Guest Blogger Bio: Alex Ketchum is a PhD candidate in the Department of History of feminist restaurants in the United States and Canada during the 1970s and 1980s at McGill University. She has an MA in history with the Option in Women’s and Gender Studies, also from McGill, and a BA in Feminist, Gender and Sexual Diversity Studies from Wesleyan University. She is a regular writer and editor for The Historical Cooking Project.
Declared a “surprise hit,” Into the Woods has bested box office records for a Broadway-inspired movie, earning $31 million its first weekend. It has garnered three Golden Globe nominations and has a hot-selling soundtrack. Audiences and critics alike appear enamored with director Rob Marshall’s cinematic adaptation of Stephen Sondheim’s 1987 musical. However, no one seems to be talking about the misogyny within its plot.

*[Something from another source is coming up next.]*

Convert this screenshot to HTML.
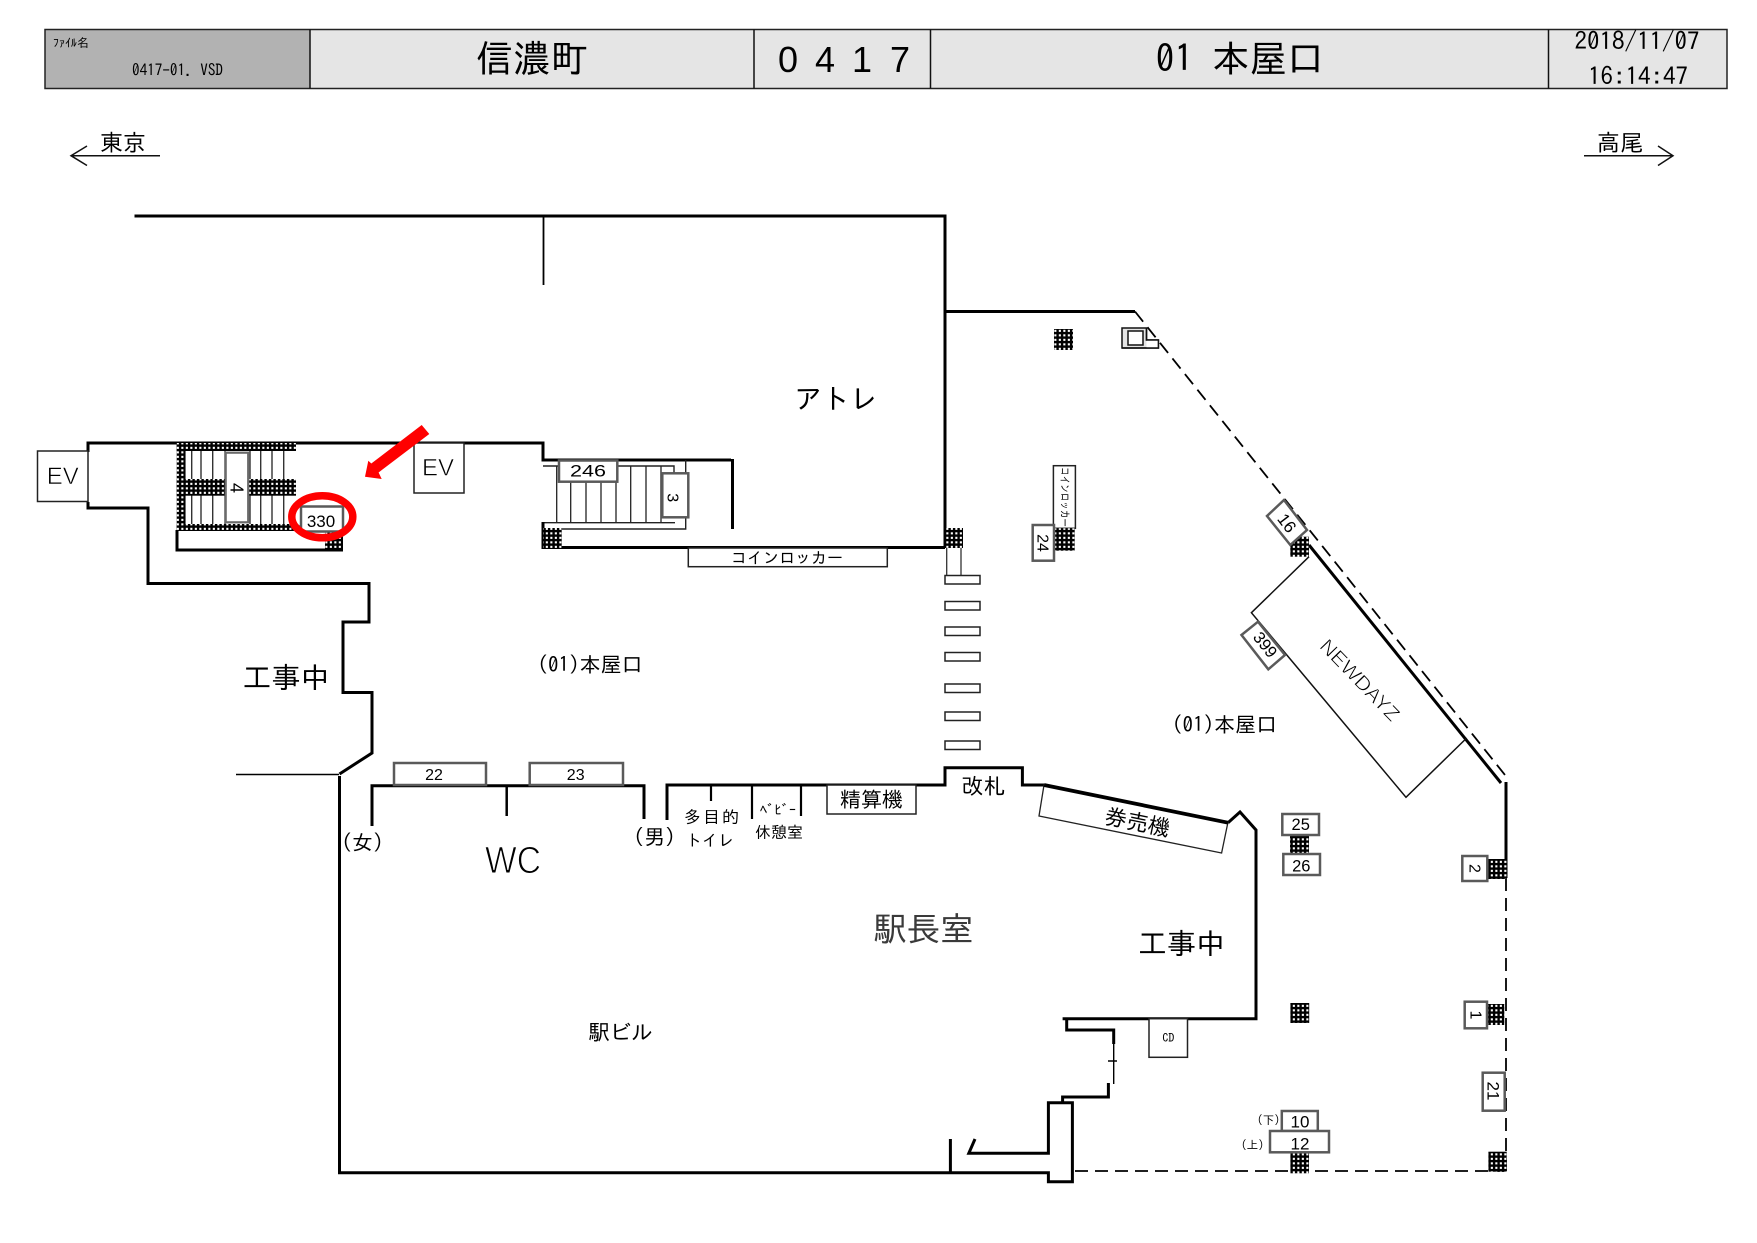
<!DOCTYPE html>
<html lang="ja">
<head>
<meta charset="utf-8">
<title>信濃町 0417 01 本屋口</title>
<style>
html,body{margin:0;padding:0;background:#fff;width:1757px;height:1243px;overflow:hidden}
svg{display:block}
text{font-family:"IPAGothic","Noto Sans CJK JP",sans-serif;fill:#000}
.a{font-family:"Liberation Sans","Noto Sans CJK JP",sans-serif}
.m{text-anchor:middle}
.w{fill:none;stroke:#000;stroke-width:3;stroke-linejoin:miter}
.n{fill:#fff;stroke:#5a5a5a;stroke-width:2.5}
.b{fill:#fff;stroke:#222;stroke-width:1.5}
.d{fill:none;stroke:#000;stroke-width:1.8;stroke-dasharray:13 7}
.thin{stroke:#fff;stroke-width:.6}
</style>
</head>
<body>
<svg width="1757" height="1243" viewBox="0 0 1757 1243" xmlns="http://www.w3.org/2000/svg">
<defs>
<pattern id="h" width="4.5" height="4.5" patternUnits="userSpaceOnUse">
<rect width="4.5" height="4.5" fill="#000"/>
<rect x="1.3" y="1.3" width="2.1" height="2.1" fill="#fff"/>
</pattern>
</defs>

<!-- header -->
<rect x="45" y="29.5" width="265" height="59" fill="#b2b2b2"/>
<rect x="310" y="29.5" width="1417" height="59" fill="#e5e5e5"/>
<rect x="45" y="29.5" width="1682" height="59" fill="none" stroke="#222" stroke-width="1.5"/>
<path d="M310 29.5V88.5M754 29.5V88.5M930.5 29.5V88.5M1548.5 29.5V88.5" stroke="#111" stroke-width="1.5" fill="none"/>
<text x="53" y="47" font-size="12">ﾌｧｲﾙ名</text>
<text x="132" y="76" font-size="16" textLength="91" lengthAdjust="spacingAndGlyphs">0417-01. VSD</text>
<text x="532" y="72" font-size="37.5" class="m">信濃町</text>
<text x="788" y="72" font-size="36" class="a m">0</text>
<text x="825" y="72" font-size="36" class="a m">4</text>
<text x="862" y="72" font-size="36" class="a m">1</text>
<text x="900" y="72" font-size="36" class="a m">7</text>
<text x="1240" y="72" font-size="37.5" class="m">01 本屋口</text>
<text x="1637" y="50" font-size="25" class="m">2018/11/07</text>
<text x="1638" y="85" font-size="25" class="m">16:14:47</text>

<!-- direction arrows -->
<text x="123" y="151" font-size="23" class="m">東京</text>
<path d="M160 155.7H71M87 146L71 155.7L87 165.5" fill="none" stroke="#111" stroke-width="1.5"/>
<text x="1620" y="151" font-size="23" class="m">高尾</text>
<path d="M1584 155.7H1673M1658 146L1673 155.7L1658 165.5" fill="none" stroke="#111" stroke-width="1.5"/>

<!-- upper building -->
<path class="w" d="M134.5 216H945V548"/>
<path d="M543.5 216V285" stroke="#000" stroke-width="1.8" fill="none"/>
<path class="w" d="M945 311.5H1135"/>
<path class="d" d="M1135 311.5L1505 775"/>
<path class="w" d="M1309 545L1501 783"/>
<path class="w" d="M1506 782V878"/>
<path class="d" d="M1506 878V1171"/>
<path class="d" d="M1075 1171H1506"/>

<!-- left upper wall -->
<path class="w" d="M88 452V443H543V460H731"/>
<path class="w" d="M732.5 459V529"/>
<path class="w" d="M88 502V508H148V583.5H369V622H343V692.5H372V753L339.5 774"/>
<path d="M236 774.5H339" stroke="#000" stroke-width="1.5"/>
<path class="w" d="M339.5 776V1172.7H1048.4V1181.7H1072.4V1102.7H1048.4V1153.3H968.8L975 1139"/>
<path class="w" d="M950.4 1139V1172.7"/>
<path class="w" d="M1062.6 1102V1097H1108.4V1083"/>
<path d="M1113.7 1044V1084M1108 1061H1117" stroke="#000" stroke-width="1.4" fill="none"/>
<path class="w" d="M1113.7 1044V1030H1066.7V1018.7M1062.6 1018.7H1256V830L1240 812L1228 822.7"/>

<!-- EV boxes -->
<rect x="37.5" y="451" width="50.5" height="50.5" class="b"/>
<text x="62.7" y="484" font-size="24" class="a m thin">EV</text>
<rect x="414" y="443" width="50" height="50" class="b"/>
<text x="438" y="475.7" font-size="24" class="a m thin">EV</text>

<!-- left stairs -->
<path d="M185 451V524M191.7 451V524M201 451V524M212.7 451V524M225 451V524M250 451V524M260.7 451V524M272 451V524M283.7 451V524" stroke="#333" stroke-width="1.4" fill="none"/>
<rect x="176.7" y="443" width="8.3" height="88" fill="url(#h)"/>
<rect x="176.7" y="443" width="119.3" height="8" fill="url(#h)"/>
<rect x="176.7" y="479" width="119.3" height="16.7" fill="url(#h)"/>
<rect x="176.7" y="524" width="125" height="7" fill="url(#h)"/>
<rect x="225.7" y="452.7" width="22.5" height="69.6" fill="#fff" stroke="#6a6a6a" stroke-width="2.2"/>
<text transform="translate(236.7 488) rotate(90)" font-size="18" class="a m" y="6">4</text>
<path class="w" d="M177 530V550H343"/>
<rect x="325" y="531.7" width="18" height="18.3" fill="url(#h)"/>
<rect x="301" y="506.5" width="42" height="25" class="n"/>
<text x="321" y="527" font-size="17" class="a m">330</text>
<ellipse cx="322.3" cy="516.8" rx="30.5" ry="21" fill="none" stroke="#f00" stroke-width="7.5"/>
<polygon points="421.7,425 429.3,434 378.6,472.5 381.7,479 365,476.7 368.3,460.7 371.3,463.5" fill="#f00"/>

<!-- right stairs -->
<path d="M556.7 466V522.7M570.7 466V522.7M586 466V522.7M601 466V522.7M616 466V522.7M630.7 466V522.7M646 466V522.7M661 466V522.7" stroke="#222" stroke-width="1.3" fill="none"/>
<path d="M543 466H558M616 466H674V474M543 522.7H675M685.7 460V529H543" stroke="#222" stroke-width="1.4" fill="none"/>
<path class="w" d="M543 522V547.5H945"/>
<rect x="559" y="460.5" width="58.3" height="21.2" class="n"/>
<text x="570" y="476.7" font-size="16.5" class="a" textLength="36" lengthAdjust="spacingAndGlyphs">246</text>
<rect x="662.3" y="473.3" width="26" height="44" class="n"/>
<text transform="translate(673 497.7) rotate(90)" font-size="16" class="a m" y="5.5">3</text>
<rect x="543" y="528" width="18.7" height="20" fill="url(#h)"/>
<rect x="945" y="528" width="18" height="20" fill="url(#h)"/>

<!-- coin locker -->
<rect x="688.3" y="548" width="199" height="18.7" class="b"/>
<text x="787" y="563.5" font-size="16" class="m">コインロッカー</text>

<!-- crosswalk -->
<path d="M946.7 548V576M961 548V576" stroke="#333" stroke-width="1.3" fill="none"/>
<rect x="945" y="575.5" width="35" height="8.5" class="b"/>
<rect x="945" y="601.5" width="35" height="8.5" class="b"/>
<rect x="945" y="627" width="35" height="8.5" class="b"/>
<rect x="945" y="652.5" width="35" height="8.5" class="b"/>
<rect x="945" y="684" width="35" height="8.5" class="b"/>
<rect x="945" y="712" width="35" height="8.5" class="b"/>
<rect x="945" y="741" width="35" height="8.5" class="b"/>

<!-- right side items -->
<rect x="1054" y="329" width="19" height="21" fill="url(#h)"/>
<path d="M1122 328H1146.5V340H1158.4V348H1122Z" fill="#e4e4e4" stroke="#111" stroke-width="1.5"/>
<path d="M1146.5 340H1158.4V348H1146.5Z" fill="#fff"/>
<path d="M1122 348H1158.4V340H1146.5V328" fill="none" stroke="#111" stroke-width="1.5"/>
<rect x="1128" y="331" width="15" height="14" fill="#fff" stroke="#111" stroke-width="1.5"/>

<rect x="1053.4" y="465.7" width="22" height="62.6" class="b"/>
<text transform="translate(1061 467) rotate(90)" font-size="11" textLength="60" lengthAdjust="spacingAndGlyphs">コインロッカー</text>
<rect x="1054" y="528.3" width="20.7" height="22.4" fill="url(#h)"/>
<rect x="1032.7" y="525" width="21.3" height="35.7" class="n"/>
<text transform="translate(1043.5 543) rotate(90)" font-size="16" class="a m" y="6">24</text>

<rect x="1290.3" y="536.7" width="18.7" height="20" fill="url(#h)"/>
<polygon points="1284,500 1307,530 1290.3,545 1267,516" class="n"/>
<text transform="translate(1287 523) rotate(52.5)" font-size="17" class="a m" y="6">16</text>

<path d="M1309 556.7L1251.4 612.7L1406 797.3L1466.7 738" fill="none" stroke="#111" stroke-width="1.5"/>
<polygon points="1258,621.7 1285,655 1268.3,669.3 1241.5,635" class="n"/>
<text transform="translate(1265.5 644.5) rotate(52)" font-size="16.5" class="a m" y="6">399</text>
<text transform="translate(1360 680) rotate(46)" font-size="20" class="a m thin" y="7" textLength="105" lengthAdjust="spacingAndGlyphs">NEWDAYZ</text>

<rect x="1290" y="835" width="19" height="19" fill="url(#h)"/>
<rect x="1282.3" y="814" width="36.7" height="21" class="n"/>
<text x="1300.7" y="830" font-size="16.5" class="a m">25</text>
<rect x="1283.3" y="854" width="36.7" height="21" class="n"/>
<text x="1301.3" y="871.5" font-size="16.5" class="a m">26</text>

<rect x="1487.3" y="859" width="19.4" height="20" fill="url(#h)"/>
<rect x="1462.3" y="856" width="25" height="25" class="n"/>
<text transform="translate(1475 868.5) rotate(90)" font-size="16" class="a m" y="5.5">2</text>

<rect x="1290.4" y="1003" width="18.8" height="20" fill="url(#h)"/>
<rect x="1487" y="1004" width="17.3" height="21" fill="url(#h)"/>
<rect x="1464.7" y="1001.7" width="22.3" height="26.6" class="n"/>
<text transform="translate(1476 1015) rotate(90)" font-size="16" class="a m" y="5.5">1</text>
<rect x="1482.7" y="1072.7" width="22" height="38" class="n"/>
<text transform="translate(1493.5 1091) rotate(90)" font-size="17" class="a m" y="6">21</text>

<rect x="1290.4" y="1152.3" width="18.6" height="21" fill="url(#h)"/>
<rect x="1488.4" y="1151.7" width="18.3" height="20" fill="url(#h)"/>
<rect x="1281.8" y="1111" width="36" height="20" class="n"/>
<text x="1300" y="1127.5" font-size="17" class="a m">10</text>
<rect x="1270" y="1131" width="59" height="21.3" class="n"/>
<text x="1300" y="1149.3" font-size="17" class="a m">12</text>
<text x="1257" y="1124" font-size="11.5">(下)</text>
<text x="1241" y="1149" font-size="11.5">(上)</text>

<rect x="1149" y="1018.7" width="38.5" height="38.6" class="b"/>
<text x="1168.4" y="1042" font-size="12" class="m">CD</text>

<!-- wc row -->
<path class="w" d="M372 826V785.7H644V819"/>
<path d="M506.7 785V816" stroke="#000" stroke-width="2.5"/>
<rect x="394" y="763" width="92" height="22" class="n"/>
<text x="434" y="780" font-size="16" class="a m">22</text>
<rect x="529.7" y="763" width="93.3" height="22" class="n"/>
<text x="575.7" y="780" font-size="16" class="a m">23</text>
<text x="362.5" y="850" font-size="21" class="m">(女)</text>
<text x="654.5" y="844.5" font-size="21" class="m">(男)</text>
<text x="485" y="873" font-size="38" class="a" style="stroke:#fff;stroke-width:1" textLength="56" lengthAdjust="spacingAndGlyphs">WC</text>

<path class="w" d="M667 820V785H945V767.7H1022.4V785H1044"/>
<path d="M711 785V801M752 785V819M801 785V816" stroke="#000" stroke-width="2.2" fill="none"/>
<rect x="827" y="785" width="89" height="29" class="b"/>
<text x="871.5" y="807" font-size="21" class="m">精算機</text>
<text x="983.5" y="794" font-size="22" class="m">改札</text>
<polygon points="1044,785 1228,822 1221.6,853 1039,816" fill="#fff" stroke="#222" stroke-width="1.3"/>
<path d="M1044 785L1228 822.7" stroke="#000" stroke-width="3.8" fill="none"/>
<text transform="translate(1136 830) rotate(11.5)" font-size="22" class="m">券売機</text>

<text x="712.5" y="823" font-size="17" class="m" letter-spacing="2">多目的</text>
<text x="710" y="846" font-size="16" class="m">トイレ</text>
<text x="778" y="815" font-size="14.5" class="m">ﾍﾞﾋﾞｰ</text>
<text x="779" y="838" font-size="16" class="m">休憩室</text>

<!-- room labels -->
<text x="836" y="409" font-size="28" class="m">アトレ</text>
<text x="286" y="688" font-size="29" class="m">工事中</text>
<text x="590" y="672" font-size="21" class="m">(01)本屋口</text>
<text x="1224.5" y="732" font-size="21" class="m">(01)本屋口</text>
<text x="923.5" y="941" font-size="33.5" class="m" style="fill:#3a3a3a">駅長室</text>
<text x="1181.5" y="954" font-size="29" class="m">工事中</text>
<text x="620.5" y="1040" font-size="21.5" class="m">駅ビル</text>
</svg>
</body>
</html>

In Sondheim and Jame Lapine’s screenplay a journey through the woods represents pursuing one’s wishes. This modern twist on the Brothers Grimm classic fairy tales of Cinderella, Little Red Riding Hood, Jack and the Beanstalk, and Rapunzel, is woven together within an original story involving a baker and his wife, their wish to begin a family, and the witch who has put a curse on them. Through the course of the plot, all of the characters venture into the woods to confront their desires. The general lesson of the story is to be careful what you wish for. However, going into the woods seems no different than the world in which we live—where women are punished more harshly for following their dreams.
Although all of the characters suffer for pursuing their desires, with one exception, when the female characters go for their goals they are either raped, molested, or killed whereas the punishment for the male characters is that they lose their women. Furthermore, the female characters are depicted as readily replaceable within the men’s lives so that their loss is made more temporary. Sondheim has, to use Gail Simone’s terminology, put the women in refrigerators. The death of the women serves to advance the male character’s moral development and acts as a stepping stone whereas their death serves as a warning to the other female characters and female audience members. In this way, women are discouraged more strongly for taking risks.
The women’s deaths are overwhelmingly sexualized. The giantess tramples the baker’s immediately after she experiments sexually with the prince in the woods: kissing him in the movie and having intercourse in the stage production. In the film version, although the sexual violence is only alluded to, in the play the violation of Red Riding Hood is more explicit. The wolf sexually assaults her and then eats her. Though she is brought back to life, she is still temporarily killed, alongside her grandmother, for leaving the “normal path for girls.” It is unclear as to whether the witch dies or just disappears. Either way, this older woman is punished for trying to attain physical beauty with her spell. Rapunzel is crushed after escaping the tower to attempt an independent life in which she decides who her lover will be. While the Disney version, lets her ride off to an unknown future, Sondheim has publically remarked on his disgust at this choice, stating that the change is due to puritanical ethics. He made no comment about how Disney letting her live might have to due with the preponderance of violence against women in his screenplay.
The women’s deaths serve to make the men first suffer but then develop into better people. The Baker’s loss is that his wife dies. This change forces him to confront his fears about being a father, gain self confidence, and quickly return to his new child. Furthermore, he readily replaces his wife with Cinderella. Cinderella is the one female character in the play that doesn’t die or disappear. Sondheim seems to only spare her in order be the Baker’s helpmate and replacement mother. She forsook her dreams earlier in the play, wanting to return to the “proper” role for a woman as a homemaker and caregiver, rather than be an ambitious princess, so perhaps Sondheim felt that she only had to suffer to the lesser level of the male characters, by losing an important female figure in her life: her mother’s spirit within the tree that the giantess knocks over. Jack’s mother dies but her death is portrayed more as Jack’s loss than her own. She is not mourned as an individual but rather Sondheim’s score emphasizes how much more difficult Jack’s life with be without a mother. Jack does not have to mourn for long as the Baker and Cinderella serve as his replacement parents. Even the Lady Giant is killed for venturing into the woods as she seeks justice for her husband’s murder. Her murder also emboldens the Baker and Jack, helping them recover faster.
Sondheim and Lapine have chosen to inflict direct violence on the female characters and only punish the male characters with indirect suffering. Men thus, while warned to be careful what they wish for, are not punished to the degree as the women for following their dreams. Into the Woods tells men that their wishes might come at a cost, but women will likely lose everything, including their lives, for taking risks. Please, get me out of these woods!